Clowes has committed to maintaining their academy’s category one status. Darren Robinson, a second-year scholar, is among those who have impressed in pre-season. The idea of those youngsters not having a team hurt Rosenior. “We have our pre-match [meal] here on a Saturday morning, when the academy teams are playing on the top pitches and the parents walk through,” he says. “The thought of losing that … absolutely no chance.”

Such has been the rapid turnaround, there are inevitably some teething problems. They wore last season’s training kit for the first few weeks, are still without a shirt sponsor and are set to start this campaign – their first season in the third tier since 1986 – without an away kit. They cannot pay agents’ fees or transfer fees and have a wage cap as per a business plan agreed with the English Football League. “I came from Brighton, and a long time ago Brighton were at the Withdean [stadium] and their fans were going on marches to keep the club alive. It was exactly the same position at Derby, with fans going on marches to keep the club alive … nothing would make me happier in five or 10 years’ time to see Derby in Brighton’s position.”

Midfielder Jason Knight (No 38), Richard Stearman (19), and midfielder Max Bird (8) enjoy a training session at Moor Farm.
Midfielder Jason Knight (No 38), Richard Stearman (19), and midfielder Max Bird (8) enjoy a training session at Moor Farm. Photograph: Derby County FC

Clowes’s priority was to add bodies to a skeleton squad but the overarching task is to bring stability to a club that in recent times has lurched from one bad news story to another. He is keen to give Rosenior, who joined Derby as a specialist first-team coach under Phillip Cocu three years ago, a chance to make the job his. “Whether I’m interim or full-time manager, I know the job comes with pressure,” Rosenior says. “I’ve always known that – my dad got sacked after 10 minutes [at Torquay]. If I don’t produce, I’ll be out of a job, whether I have a five-year contract or a one-year contract.”

Rosenior was interested in the job when Cocu was sacked but Rooney was appointed. Rosenior was promoted to Rooney’s assistant, having worked closely as co-managers on an interim basis after Cocu’s exit. “Looking back now, I’m so grateful for the experiences I had with Wayne, because of the experiences we’ve had together and the experiences I’ve had in my coaching role and building the team last season,” he says. “I feel if I had been manager two and a half years ago, I wouldn’t be half the manager I am now. This has come at the right time.

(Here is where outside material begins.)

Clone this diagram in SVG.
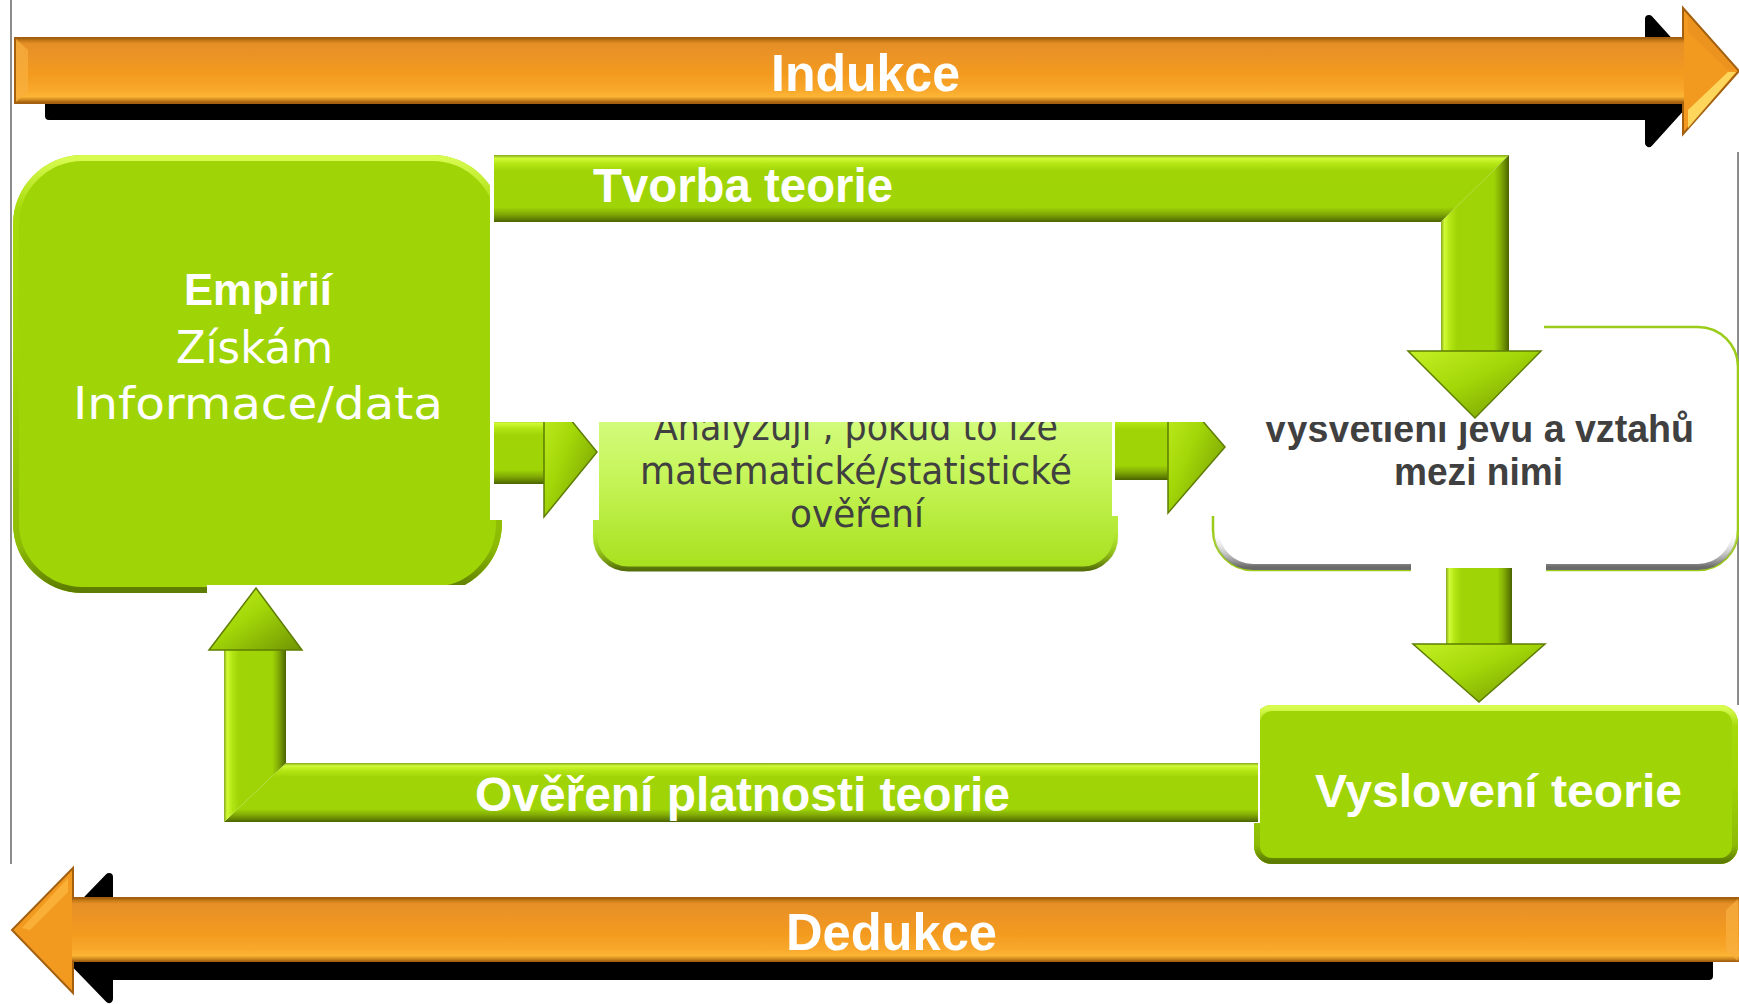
<svg xmlns="http://www.w3.org/2000/svg" width="1739" height="1004" viewBox="0 0 1739 1004">
<style>
.bold{font-family:"Liberation Sans",Arial,sans-serif;font-weight:bold}
.reg{font-family:"DejaVu Sans","Liberation Sans",sans-serif}
.white{fill:#ffffff}
.dark{fill:#404040}
.ov{fill:#ffffff}
.head{fill:url(#gHead);stroke:#5e7d02;stroke-width:1.5}
</style>
<defs>
<linearGradient id="gV" x1="0" y1="0" x2="0" y2="1">
<stop offset="0" stop-color="#86a820"/><stop offset="0.05" stop-color="#d0fa35"/><stop offset="0.13" stop-color="#b4e614"/><stop offset="0.24" stop-color="#a0d406"/><stop offset="0.78" stop-color="#9fd406"/><stop offset="0.88" stop-color="#82ab05"/><stop offset="0.96" stop-color="#5e7d02"/><stop offset="1" stop-color="#4a6200"/>
</linearGradient>
<linearGradient id="gHz" x1="0" y1="0" x2="1" y2="0">
<stop offset="0" stop-color="#86a820"/><stop offset="0.05" stop-color="#d0fa35"/><stop offset="0.13" stop-color="#b4e614"/><stop offset="0.24" stop-color="#a0d406"/><stop offset="0.78" stop-color="#9fd406"/><stop offset="0.88" stop-color="#82ab05"/><stop offset="0.96" stop-color="#5e7d02"/><stop offset="1" stop-color="#4a6200"/>
</linearGradient>
<linearGradient id="gHead" x1="0" y1="0" x2="1" y2="1">
<stop offset="0" stop-color="#c4f024"/><stop offset="0.45" stop-color="#a3d708"/><stop offset="1" stop-color="#6f9403"/>
</linearGradient>
<linearGradient id="gBox" x1="0" y1="0" x2="0" y2="1">
<stop offset="0" stop-color="#d8fb50"/><stop offset="0.12" stop-color="#a6da0a"/><stop offset="0.5" stop-color="#9fd406"/><stop offset="0.9" stop-color="#8dbb05"/><stop offset="1" stop-color="#5d7c00"/>
</linearGradient>
<linearGradient id="gMid" x1="0" y1="0" x2="0" y2="1">
<stop offset="0" stop-color="#dcff96"/><stop offset="0.5" stop-color="#c6f55a"/><stop offset="1" stop-color="#a7e01c"/>
</linearGradient>
<linearGradient id="gMidEdge" x1="0" y1="0" x2="0" y2="1">
<stop offset="0" stop-color="#e8ffb0" stop-opacity="0.6"/><stop offset="0.8" stop-color="#a7e01c" stop-opacity="0"/><stop offset="0.93" stop-color="#7a9c10" stop-opacity="0.7"/><stop offset="1" stop-color="#55700a"/>
</linearGradient>
<linearGradient id="gShadow" x1="0" y1="0" x2="0" y2="1">
<stop offset="0" stop-color="#ffffff" stop-opacity="0"/><stop offset="0.85" stop-color="#ffffff" stop-opacity="0"/><stop offset="0.96" stop-color="#9a9a9a" stop-opacity="0.8"/><stop offset="1" stop-color="#6a6a6a"/>
</linearGradient>
<linearGradient id="gOrA" gradientUnits="userSpaceOnUse" x1="0" y1="38" x2="0" y2="103">
<stop offset="0" stop-color="#9c5a0c"/><stop offset="0.04" stop-color="#c77a17"/><stop offset="0.09" stop-color="#e58f27"/><stop offset="0.35" stop-color="#ee9524"/><stop offset="0.55" stop-color="#f39a1e"/><stop offset="0.8" stop-color="#f8a82c"/><stop offset="0.9" stop-color="#fdb535"/><stop offset="0.96" stop-color="#c7801b"/><stop offset="1" stop-color="#8f520a"/>
</linearGradient>
<linearGradient id="gOrB" gradientUnits="userSpaceOnUse" x1="0" y1="898" x2="0" y2="962">
<stop offset="0" stop-color="#9c5a0c"/><stop offset="0.04" stop-color="#c77a17"/><stop offset="0.09" stop-color="#e58f27"/><stop offset="0.35" stop-color="#ee9524"/><stop offset="0.55" stop-color="#f39a1e"/><stop offset="0.8" stop-color="#f8a82c"/><stop offset="0.9" stop-color="#fdb535"/><stop offset="0.96" stop-color="#c7801b"/><stop offset="1" stop-color="#8f520a"/>
</linearGradient>
<clipPath id="clipTop"><rect x="0" y="422" width="1739" height="600"/><rect x="1544" y="0" width="195" height="1004"/></clipPath>
</defs>

<!-- frame lines -->
<line x1="11" y1="0" x2="11" y2="864" stroke="#666666" stroke-width="1.5"/>
<line x1="1738" y1="152" x2="1738" y2="705" stroke="#666666" stroke-width="1.5"/>

<!-- Indukce arrow -->
<g id="indukce">
<path d="M49,60 H1649 V19 L1705,81 L1649,143 V116 H49 Z" fill="#000" stroke="#000" stroke-width="8" stroke-linejoin="round"/>
<path d="M15,38 H1683 V8 L1739,71 L1683,134 V103 H15 Z" fill="#f29a20" stroke="#a4600f" stroke-width="2"/>
<rect x="16" y="39" width="1668" height="63" fill="url(#gOrA)"/>
<path d="M16,39 L28,50 V91 L16,102 Z" fill="#f8b040" opacity="0.7"/>
<path d="M1688,110 L1728,72 L1736,72 L1688,128 Z" fill="#ffe066" opacity="0.85"/>
<path d="M1688,32 L1728,70 L1736,70 L1688,16 Z" fill="#e89020" opacity="0.6"/>
<text class="bold white" x="771" y="91" font-size="52" textLength="189" lengthAdjust="spacingAndGlyphs">Indukce</text>
</g>

<!-- Dedukce arrow -->
<g id="dedukce">
<path d="M1709,920 H109 V877 L50,938 L109,999 V976 H1709 Z" fill="#000" stroke="#000" stroke-width="8" stroke-linejoin="round"/>
<path d="M1739,898 H73 V868 L12,930 L73,993 V961 H1739 Z" fill="#f29a20" stroke="#a4600f" stroke-width="2"/>
<rect x="72" y="899" width="1667" height="62" fill="url(#gOrB)"/>
<path d="M1738,899 L1726,910 V950 L1738,961 Z" fill="#f8b040" opacity="0.7"/>
<path d="M68,878 L22,928 L30,930 L68,892 Z" fill="#fbb23a" opacity="0.9"/>
<text class="bold white" x="786" y="950" font-size="52" textLength="211" lengthAdjust="spacingAndGlyphs">Dedukce</text>
</g>

<!-- Nodes (boxes) -->
<g id="empirii">
<rect x="13" y="155" width="489" height="438" rx="70" fill="#9fd406"/>
<rect x="16" y="158" width="483" height="432" rx="67" fill="none" stroke="url(#gBox)" stroke-width="6"/>
</g>
<g id="analyza">
<rect x="593" y="380" width="525" height="191" rx="35" fill="url(#gMid)"/>
<rect x="595" y="382" width="521" height="187" rx="33" fill="none" stroke="url(#gMidEdge)" stroke-width="5"/>
</g>
<g id="vysvetleni">
<rect x="1213" y="327" width="525" height="243" rx="40" fill="#ffffff" stroke="#9ccc1a" stroke-width="2.5"/>
<rect x="1216" y="330" width="519" height="237" rx="37" fill="none" stroke="url(#gShadow)" stroke-width="6"/>
</g>
<g id="vysloveni">
<rect x="1254" y="705" width="484" height="159" rx="18" fill="#9fd406"/>
<rect x="1257" y="708" width="478" height="153" rx="15" fill="none" stroke="url(#gBox)" stroke-width="6"/>
</g>

<!-- white overlays (as in the picture) -->
<rect class="ov" x="490" y="150" width="109" height="370"/>
<rect class="ov" x="1112" y="300" width="101" height="216"/>
<rect class="ov" x="1213" y="300" width="12" height="216"/>
<rect class="ov" x="207" y="585" width="313" height="15"/>
<rect class="ov" x="1411" y="562" width="135" height="16"/>
<rect class="ov" x="1240" y="695" width="20" height="128"/>

<!-- connectors -->
<g id="connectors">
<g id="arrow-empirii-analyza">
<rect x="494" y="420" width="51" height="64" fill="url(#gV)"/>
<path d="M544,387 L597,452 L544,517 Z" class="head"/>
</g>
<g id="arrow-analyza-vysvetleni">
<rect x="1115" y="414" width="54" height="66" fill="url(#gV)"/>
<path d="M1168,381 L1225,447 L1168,513 Z" class="head"/>
</g>
<rect class="ov" x="490" y="160" width="1054" height="262"/>
<g id="arrow-tvorba">
<path d="M494,155 H1509 L1441,222 H494 Z" fill="url(#gV)"/>
<path d="M1509,155 V352 H1441 V222 Z" fill="url(#gHz)"/>
<path d="M1408,351 H1541 L1475,418 Z" class="head"/>
<text class="bold white" x="593" y="202" font-size="48" textLength="300" lengthAdjust="spacingAndGlyphs">Tvorba teorie</text>
</g>
<g id="arrow-vysvetleni-vysloveni">
<rect x="1446" y="568" width="66" height="77" fill="url(#gHz)"/>
<path d="M1413,644 H1545 L1479,702 Z" class="head"/>
</g>
<g id="arrow-overeni">
<path d="M224,822 L286,763 H1258 V822 Z" fill="url(#gV)"/>
<path d="M224,649 H286 V763 L224,822 Z" fill="url(#gHz)"/>
<path d="M209,650 L256,588 L302,650 Z" class="head"/>
<text class="bold white" x="475" y="811" font-size="48" textLength="535" lengthAdjust="spacingAndGlyphs">Ověření platnosti teorie</text>
</g>
</g>

<!-- node texts -->
<g id="empirii-text">
<text class="bold white" x="184" y="305" font-size="44" textLength="148" lengthAdjust="spacingAndGlyphs">Empirií</text>
<text class="reg white" x="176" y="363" font-size="45" textLength="157" lengthAdjust="spacingAndGlyphs">Získám</text>
<text class="reg white" x="73" y="419" font-size="45" textLength="370" lengthAdjust="spacingAndGlyphs">Informace/data</text>
</g>
<g id="analyza-text" clip-path="url(#clipTop)">
<text class="reg dark" x="654" y="440" font-size="37" textLength="404" lengthAdjust="spacingAndGlyphs">Analyzuji , pokud to lze</text>
<text class="reg dark" x="640" y="484" font-size="37" textLength="432" lengthAdjust="spacingAndGlyphs">matematické/statistické</text>
<text class="reg dark" x="790" y="527" font-size="37" textLength="134" lengthAdjust="spacingAndGlyphs">ověření</text>
</g>
<g id="vysvetleni-text" clip-path="url(#clipTop)">
<text class="bold dark" x="1263" y="442" font-size="38" textLength="431" lengthAdjust="spacingAndGlyphs">Vysvětlení jevů a vztahů</text>
<text class="bold dark" x="1394" y="485" font-size="38" textLength="169" lengthAdjust="spacingAndGlyphs">mezi nimi</text>
</g>
<g id="vysloveni-text">
<text class="bold white" x="1315" y="807" font-size="47" textLength="367" lengthAdjust="spacingAndGlyphs">Vyslovení teorie</text>
</g>
</svg>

“Since I’ve had this job, I’ve got more energy. I put more pressure on myself as an assistant to not let Wayne down. Now I’m making decisions, I know it falls on me. I’m in control, and I’m calmer. I know that if I fail, it’s on me. If we don’t play well, it rests on my shoulders. I’m completely accountable. I have to make sure every process is right, but I’m in control of it so I’m sleeping better. Basically, I’m a control freak,” Rosenior says with a smile.

Of Rooney’s departure, Rosenior says: “I understand in three weeks the difference between being assistant manager to being a manager. You have to pick people up. You have to have positive energy whenever you walk around, otherwise people won’t follow you. If you’re constantly fighting things for two years, it can wear you down, and I think that’s just where Wayne got to. I don’t think he felt he had the energy to continue in this job.”

On Wednesday Rosenior received a call from his father, Leroy. “He called me – and I don’t speak to him about football – and he said: ‘Liam, I don’t want to put too much pressure on you but I’d love to be at your first game, can I come?’ I said: ‘Of course you can come. It won’t put pressure on me, dad. Come to the game.’ I used to pick teams with him when I was eight or nine years old. He knows my passion. He knows how hard I’ve worked to get to this situation.”